Work instructions:
Print all the records exactly, please.
---------- Record excerpts ----------
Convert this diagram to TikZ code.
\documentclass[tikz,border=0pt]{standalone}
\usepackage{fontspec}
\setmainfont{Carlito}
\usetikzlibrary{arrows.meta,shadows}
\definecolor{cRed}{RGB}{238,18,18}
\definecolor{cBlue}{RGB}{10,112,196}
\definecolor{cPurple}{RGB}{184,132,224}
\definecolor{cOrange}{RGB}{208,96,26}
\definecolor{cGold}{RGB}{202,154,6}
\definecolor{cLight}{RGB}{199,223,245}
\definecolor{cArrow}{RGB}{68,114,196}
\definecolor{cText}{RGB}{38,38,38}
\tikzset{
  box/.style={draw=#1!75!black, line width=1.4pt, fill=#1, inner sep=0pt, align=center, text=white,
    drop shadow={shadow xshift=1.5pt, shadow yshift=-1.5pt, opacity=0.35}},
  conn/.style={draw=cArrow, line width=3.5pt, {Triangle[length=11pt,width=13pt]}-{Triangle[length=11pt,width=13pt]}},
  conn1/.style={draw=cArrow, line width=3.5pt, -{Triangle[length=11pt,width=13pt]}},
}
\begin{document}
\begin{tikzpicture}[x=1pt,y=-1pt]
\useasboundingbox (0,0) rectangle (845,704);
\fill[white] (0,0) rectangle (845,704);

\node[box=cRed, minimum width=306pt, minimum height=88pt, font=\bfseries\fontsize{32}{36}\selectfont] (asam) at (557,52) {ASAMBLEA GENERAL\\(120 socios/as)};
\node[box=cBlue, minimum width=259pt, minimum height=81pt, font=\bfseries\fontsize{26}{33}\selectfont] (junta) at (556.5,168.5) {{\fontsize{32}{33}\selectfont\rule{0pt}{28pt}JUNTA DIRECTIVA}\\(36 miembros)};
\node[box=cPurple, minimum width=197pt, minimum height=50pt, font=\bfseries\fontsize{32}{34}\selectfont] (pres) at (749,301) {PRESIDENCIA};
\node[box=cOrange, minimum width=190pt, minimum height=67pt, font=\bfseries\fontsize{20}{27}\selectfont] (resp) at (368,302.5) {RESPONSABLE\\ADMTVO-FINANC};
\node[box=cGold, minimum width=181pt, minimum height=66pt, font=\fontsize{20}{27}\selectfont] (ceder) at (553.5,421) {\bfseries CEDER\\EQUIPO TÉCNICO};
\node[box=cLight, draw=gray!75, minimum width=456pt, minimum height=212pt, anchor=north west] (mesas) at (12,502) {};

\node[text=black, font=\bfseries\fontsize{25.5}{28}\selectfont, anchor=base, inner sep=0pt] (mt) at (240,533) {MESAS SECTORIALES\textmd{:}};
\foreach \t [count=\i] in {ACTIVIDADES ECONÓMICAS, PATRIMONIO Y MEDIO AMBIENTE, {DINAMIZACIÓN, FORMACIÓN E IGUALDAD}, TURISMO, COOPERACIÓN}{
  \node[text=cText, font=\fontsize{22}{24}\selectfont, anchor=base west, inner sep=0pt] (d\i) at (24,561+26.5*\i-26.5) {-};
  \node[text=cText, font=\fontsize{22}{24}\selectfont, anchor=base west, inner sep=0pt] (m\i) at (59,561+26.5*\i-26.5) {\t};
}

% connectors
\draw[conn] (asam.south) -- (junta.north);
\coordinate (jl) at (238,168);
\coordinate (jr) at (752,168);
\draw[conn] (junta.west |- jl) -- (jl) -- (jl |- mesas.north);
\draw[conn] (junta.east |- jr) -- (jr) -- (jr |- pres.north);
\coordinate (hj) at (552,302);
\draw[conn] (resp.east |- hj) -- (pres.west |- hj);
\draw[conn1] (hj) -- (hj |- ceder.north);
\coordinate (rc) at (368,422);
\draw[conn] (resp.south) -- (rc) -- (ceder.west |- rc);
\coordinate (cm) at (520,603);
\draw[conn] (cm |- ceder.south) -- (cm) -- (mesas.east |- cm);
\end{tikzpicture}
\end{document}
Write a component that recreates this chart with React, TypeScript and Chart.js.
----------
Written answer:
Convert this diagram to TikZ code.
\documentclass[tikz,border=0pt]{standalone}
\usepackage{fontspec}
\setmainfont{Carlito}
\usetikzlibrary{arrows.meta,shadows}
\definecolor{cRed}{RGB}{238,18,18}
\definecolor{cBlue}{RGB}{10,112,196}
\definecolor{cPurple}{RGB}{184,132,224}
\definecolor{cOrange}{RGB}{208,96,26}
\definecolor{cGold}{RGB}{202,154,6}
\definecolor{cLight}{RGB}{199,223,245}
\definecolor{cArrow}{RGB}{68,114,196}
\definecolor{cText}{RGB}{38,38,38}
\tikzset{
  box/.style={draw=#1!75!black, line width=1.4pt, fill=#1, inner sep=0pt, align=center, text=white,
    drop shadow={shadow xshift=1.5pt, shadow yshift=-1.5pt, opacity=0.35}},
  conn/.style={draw=cArrow, line width=3.5pt, {Triangle[length=11pt,width=13pt]}-{Triangle[length=11pt,width=13pt]}},
  conn1/.style={draw=cArrow, line width=3.5pt, -{Triangle[length=11pt,width=13pt]}},
}
\begin{document}
\begin{tikzpicture}[x=1pt,y=-1pt]
\useasboundingbox (0,0) rectangle (845,704);
\fill[white] (0,0) rectangle (845,704);

\node[box=cRed, minimum width=306pt, minimum height=88pt, font=\bfseries\fontsize{32}{36}\selectfont] (asam) at (557,52) {ASAMBLEA GENERAL\\(120 socios/as)};
\node[box=cBlue, minimum width=259pt, minimum height=81pt, font=\bfseries\fontsize{26}{33}\selectfont] (junta) at (556.5,168.5) {{\fontsize{32}{33}\selectfont\rule{0pt}{28pt}JUNTA DIRECTIVA}\\(36 miembros)};
\node[box=cPurple, minimum width=197pt, minimum height=50pt, font=\bfseries\fontsize{32}{34}\selectfont] (pres) at (749,301) {PRESIDENCIA};
\node[box=cOrange, minimum width=190pt, minimum height=67pt, font=\bfseries\fontsize{20}{27}\selectfont] (resp) at (368,302.5) {RESPONSABLE\\ADMTVO-FINANC};
\node[box=cGold, minimum width=181pt, minimum height=66pt, font=\fontsize{20}{27}\selectfont] (ceder) at (553.5,421) {\bfseries CEDER\\EQUIPO TÉCNICO};
\node[box=cLight, draw=gray!75, minimum width=456pt, minimum height=212pt, anchor=north west] (mesas) at (12,502) {};

\node[text=black, font=\bfseries\fontsize{25.5}{28}\selectfont, anchor=base, inner sep=0pt] (mt) at (240,533) {MESAS SECTORIALES\textmd{:}};
\foreach \t [count=\i] in {ACTIVIDADES ECONÓMICAS, PATRIMONIO Y MEDIO AMBIENTE, {DINAMIZACIÓN, FORMACIÓN E IGUALDAD}, TURISMO, COOPERACIÓN}{
  \node[text=cText, font=\fontsize{22}{24}\selectfont, anchor=base west, inner sep=0pt] (d\i) at (24,561+26.5*\i-26.5) {-};
  \node[text=cText, font=\fontsize{22}{24}\selectfont, anchor=base west, inner sep=0pt] (m\i) at (59,561+26.5*\i-26.5) {\t};
}

% connectors
\draw[conn] (asam.south) -- (junta.north);
\coordinate (jl) at (238,168);
\coordinate (jr) at (752,168);
\draw[conn] (junta.west |- jl) -- (jl) -- (jl |- mesas.north);
\draw[conn] (junta.east |- jr) -- (jr) -- (jr |- pres.north);
\coordinate (hj) at (552,302);
\draw[conn] (resp.east |- hj) -- (pres.west |- hj);
\draw[conn1] (hj) -- (hj |- ceder.north);
\coordinate (rc) at (368,422);
\draw[conn] (resp.south) -- (rc) -- (ceder.west |- rc);
\coordinate (cm) at (520,603);
\draw[conn] (cm |- ceder.south) -- (cm) -- (mesas.east |- cm);
\end{tikzpicture}
\end{document}
Write a component that recreates this chart with React, TypeScript and Chart.js.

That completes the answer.